As oilfield service companies tend to fall into this category, the proposed changes will have an impact on the sector and how businesses develop their financial strategies.
The legislation was set to address the following:
The legislation is in proposed state and open for commentary until October 2, 2017, at which time it is expected that, absent any changes, it will be adopted into law.
The proposed legislation, to be effective January 1, 2018, is intended to restrict income from companies to family members who are not actively involved in the business or do not have substantive investment in the business. TOSI already exists to prevent income splitting with minors.
Expanded Tax Reach The draft legislation proposes to expand the definition of what is subject to TOSI to include interest on loans, capital gains if the income on the shares would have been subject to a higher tax rate and certain allocations of income that would be subject to a higher tax rate for people under 25 years old. The proposed legislation is also broadened its application to adult family members, including spouses and children.
Further, the legislation aims to restrict income splitting through a family trust.

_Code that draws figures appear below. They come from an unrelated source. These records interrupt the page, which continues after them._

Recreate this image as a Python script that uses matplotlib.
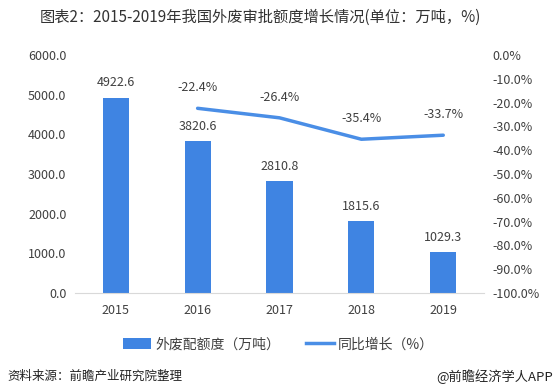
import matplotlib
matplotlib.use("Agg")
import matplotlib.pyplot as plt
import numpy as np
from matplotlib.patches import Patch
from matplotlib.lines import Line2D

plt.rcParams['font.family'] = ['Noto Sans CJK SC', 'DejaVu Sans']

years = ['2015', '2016', '2017', '2018', '2019']
quota = [4922.6, 3820.6, 2810.8, 1815.6, 1029.3]
growth_years = ['2016', '2017', '2018', '2019']
growth = [-22.4, -26.4, -35.4, -33.7]

bar_color = '#3f84e2'
line_color = '#4a8ee6'
text_color = '#404040'

fig = plt.figure(figsize=(5.54, 3.92), dpi=100)
ax = fig.add_axes([0.135, 0.2526, 0.739, 0.6071])
x = np.arange(len(years))
ax.bar(x, quota, width=0.32, color=bar_color, zorder=2)
for xi, v in zip(x, quota):
    ax.annotate(f'{v:.1f}', (xi, v), xytext=(0, 6), textcoords='offset points',
                ha='center', va='bottom', fontsize=9, color=text_color)
ax.set_ylim(0, 6000)
ax.set_yticks(np.arange(0, 6001, 1000))
ax.set_yticklabels([f'{t:.1f}' for t in np.arange(0, 6001, 1000)])
ax.set_xlim(-0.5, len(years) - 0.5)
ax.set_xticks(x)
ax.set_xticklabels(years)
for s in ['top', 'right', 'left']:
    ax.spines[s].set_visible(False)
ax.spines['bottom'].set_color('#d9d9d9')
ax.tick_params(axis='both', length=0, labelsize=9, colors=text_color)
ax.tick_params(axis='x', pad=8)
ax.tick_params(axis='y', pad=6)

ax2 = ax.twinx()
gx = [years.index(y) for y in growth_years]
ax2.plot(gx, growth, color=line_color, lw=2.5, solid_capstyle='round', zorder=3)
for xi, v in zip(gx, growth):
    ax2.annotate(f'{v:.1f}%', (xi, v), xytext=(0, 10), textcoords='offset points',
                 ha='center', va='bottom', fontsize=9, color=text_color)
ax2.set_ylim(-100, 0)
ax2.set_yticks(np.arange(-100, 1, 10))
ax2.set_yticklabels([f'{t:.1f}%' for t in np.arange(-100, 1, 10)])
for s in ['top', 'right', 'left', 'bottom']:
    ax2.spines[s].set_visible(False)
ax2.tick_params(axis='y', length=0, labelsize=9, colors=text_color, pad=6)

fig.text(0.47, 0.955, '图表2：2015-2019年我国外废审批额度增长情况(单位：万吨，%)',
         ha='center', va='center', fontsize=11, color='#333333')

handles = [Patch(facecolor=bar_color, edgecolor='none'),
           Line2D([0], [0], color=line_color, lw=2.5)]
fig.legend(handles, ['外废配额度（万吨）', '同比增长（%）'], loc='center',
           bbox_to_anchor=(0.503, 0.122), ncol=2, frameon=False, fontsize=10,
           labelcolor=text_color, handlelength=2.0, handleheight=0.9,
           columnspacing=1.9, handletextpad=0.3)

fig.text(0.014, 0.04, '资料来源：前瞻产业研究院整理', ha='left', va='center',
         fontsize=9, color='#222222', style='italic')
fig.text(0.998, 0.04, '@前瞻经济学人APP', ha='right', va='center',
         fontsize=9.5, color='#222222')

fig.savefig('out.png', dpi=100)
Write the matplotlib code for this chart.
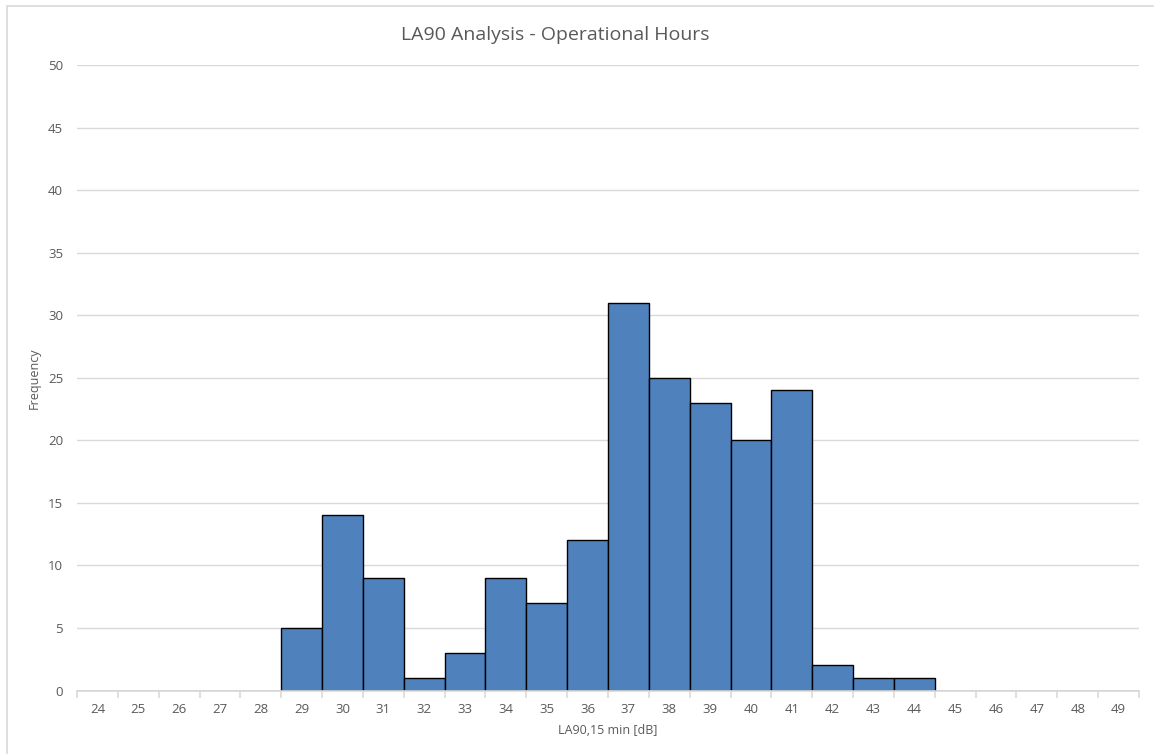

Income of beneficiaries will be subject to the same TOSI restrictions; as well, growth in shares that occurs within a family trust will be considered an ineligible dividend and no longer have access to the capital gains exemption.
It should be noted there is an opportunity to utilize the capital gains exemption for capital held by a trust through the filing of a special election with the taxpayer’s 2018 income tax return. Capital gains on shares held by minors will never qualify for the capital gains exemption.
The result of an application of TOSI is that the individual will pay tax at the highest personal rates.
Reasonability of Income
To be considered reasonable, amounts paid by the corporation, through wages, dividends, interest on loans, and capital gains, must be comparable to what a business would pay an arm’s length person in that same situation.
Consider a small incorporated business with the shares held equally by both spouses. Spouse A is actively engaged in the corporation; Spouse B stays at home to raise their children, but assists with general bookkeeping duties. The corporation generates $150,000 to $200,000 of income on an annual basis.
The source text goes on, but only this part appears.